Whilst trade talks unfold, banks in the UK and across the EU have adjusted to the new post-Brexit reality. UK organisations have now lost the ‘passporting’ rights that gave them the ability to do business across the EU, with similar new barriers for firms in the EU hoping to do business in Britain. This has prompted some financial organisations to set up bases in the EU. Paris is one of several EU financial hubs to benefit from Brexit, attracting 4,000 financial services jobs since 2016. In parallel, 1,441 EU-based firms have applied to the FCA for temporary permission to operate in the UK – they then have three years to acquire a formal license.

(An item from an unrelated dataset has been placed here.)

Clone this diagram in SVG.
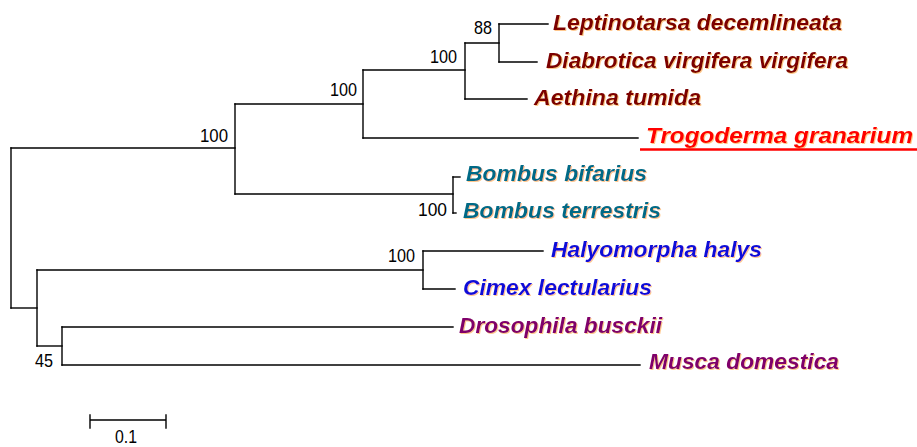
<svg xmlns="http://www.w3.org/2000/svg" width="917" height="447" viewBox="0 0 917 447">
<style>
.br{stroke:#000;stroke-width:1.4;fill:none;stroke-linecap:square}
.tx{font-family:"Liberation Sans",Arial,sans-serif;font-weight:bold;font-style:italic;font-size:22px;filter:url(#sh)}
.bs{font-family:"Liberation Sans",Arial,sans-serif;font-size:19px;fill:#000}
.beetle{fill:#7c0000}
.bee{fill:#006a86}
.bug{fill:#1010d8}
.fly{fill:#80006a}
.tg{fill:#ff0000}
</style>
<defs>
<filter id="sh" x="-5%" y="-20%" width="110%" height="140%">
<feDropShadow dx="1" dy="1" stdDeviation="0.6" flood-color="#ff9a30" flood-opacity="0.55"/>
</filter>
</defs>
<rect width="917" height="447" fill="#fff"/>
<g id="connectors">
<path class="br" d="M11,148 V308"/>
<path class="br" d="M11,148 H235"/>
<path class="br" d="M11,308 H37"/>
<path class="br" d="M235,104 V194"/>
<path class="br" d="M235,104 H363"/>
<path class="br" d="M235,194 H453"/>
<path class="br" d="M363,70 V138"/>
<path class="br" d="M363,70 H465"/>
<path class="br" d="M363,138 H638"/>
<path class="br" d="M465,43 V99"/>
<path class="br" d="M465,43 H499"/>
<path class="br" d="M465,99 H527"/>
<path class="br" d="M499,24 V62"/>
<path class="br" d="M499,24 H548"/>
<path class="br" d="M499,62 H537"/>
<path class="br" d="M453,177 V213"/>
<path class="br" d="M453,177 H460"/>
<path class="br" d="M453,213 H456"/>
<path class="br" d="M37,270 V346"/>
<path class="br" d="M37,270 H423"/>
<path class="br" d="M37,346 H62"/>
<path class="br" d="M423,251 V289"/>
<path class="br" d="M423,251 H543"/>
<path class="br" d="M423,289 H455"/>
<path class="br" d="M62,327 V365"/>
<path class="br" d="M62,327 H453"/>
<path class="br" d="M62,365 H640"/>
</g>
<g id="bootstrap">
<text class="bs" x="200" y="142" textLength="28" lengthAdjust="spacingAndGlyphs">100</text>
<text class="bs" x="330" y="96" textLength="27" lengthAdjust="spacingAndGlyphs">100</text>
<text class="bs" x="430" y="63" textLength="27" lengthAdjust="spacingAndGlyphs">100</text>
<text class="bs" x="474" y="34" textLength="18" lengthAdjust="spacingAndGlyphs">88</text>
<text class="bs" x="418" y="216" textLength="29" lengthAdjust="spacingAndGlyphs">100</text>
<text class="bs" x="388" y="262" textLength="27" lengthAdjust="spacingAndGlyphs">100</text>
<text class="bs" x="35" y="367" textLength="18" lengthAdjust="spacingAndGlyphs">45</text>
</g>
<g id="leaf-leptinotarsa"><text class="tx beetle" x="553" y="30" textLength="289" lengthAdjust="spacingAndGlyphs">Leptinotarsa decemlineata</text></g>
<g id="leaf-diabrotica"><text class="tx beetle" x="546" y="68" textLength="302" lengthAdjust="spacingAndGlyphs">Diabrotica virgifera virgifera</text></g>
<g id="leaf-aethina"><text class="tx beetle" x="534" y="105" textLength="167" lengthAdjust="spacingAndGlyphs">Aethina tumida</text></g>
<g id="leaf-trogoderma">
<text class="tx tg" x="646" y="143" textLength="267" lengthAdjust="spacingAndGlyphs">Trogoderma granarium</text>
<line x1="640" y1="149.5" x2="917" y2="149.5" stroke="#ff0000" stroke-width="2.5"/>
</g>
<g id="leaf-bombus-bifarius"><text class="tx bee" x="466" y="181" textLength="181" lengthAdjust="spacingAndGlyphs">Bombus bifarius</text></g>
<g id="leaf-bombus-terrestris"><text class="tx bee" x="463" y="218" textLength="198" lengthAdjust="spacingAndGlyphs">Bombus terrestris</text></g>
<g id="leaf-halyomorpha"><text class="tx bug" x="551" y="257" textLength="211" lengthAdjust="spacingAndGlyphs">Halyomorpha halys</text></g>
<g id="leaf-cimex"><text class="tx bug" x="463" y="295" textLength="189" lengthAdjust="spacingAndGlyphs">Cimex lectularius</text></g>
<g id="leaf-drosophila"><text class="tx fly" x="459" y="333" textLength="203" lengthAdjust="spacingAndGlyphs">Drosophila busckii</text></g>
<g id="leaf-musca"><text class="tx fly" x="649" y="369" textLength="190" lengthAdjust="spacingAndGlyphs">Musca domestica</text></g>
<g id="scale-bar">
<path class="br" d="M90,420 H166 M90,415 V428 M166,415 V428"/>
<text class="bs" x="115" y="443" textLength="22" lengthAdjust="spacingAndGlyphs">0.1</text>
</g>
</svg>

Looking ahead, the picture for open banking after Brexit is not black and white. The UK banking sector continues to thrive, attracting plenty of investment and driving innovation worldwide in open banking and e-commerce more widely. The great uncertainty, however, lies in what manner the UK banking sector will be able to do business with the EU Single Market. We will likely learn more in the weeks and months ahead as talks start in earnest – many in the City will be intrigued to see the Brexit vision of the new chancellor Rishi Sunak.
The date in the mind of many businesses’ post-Brexit plans will be 30 June 2020 – the last date when the EU and UK can extend the transition period.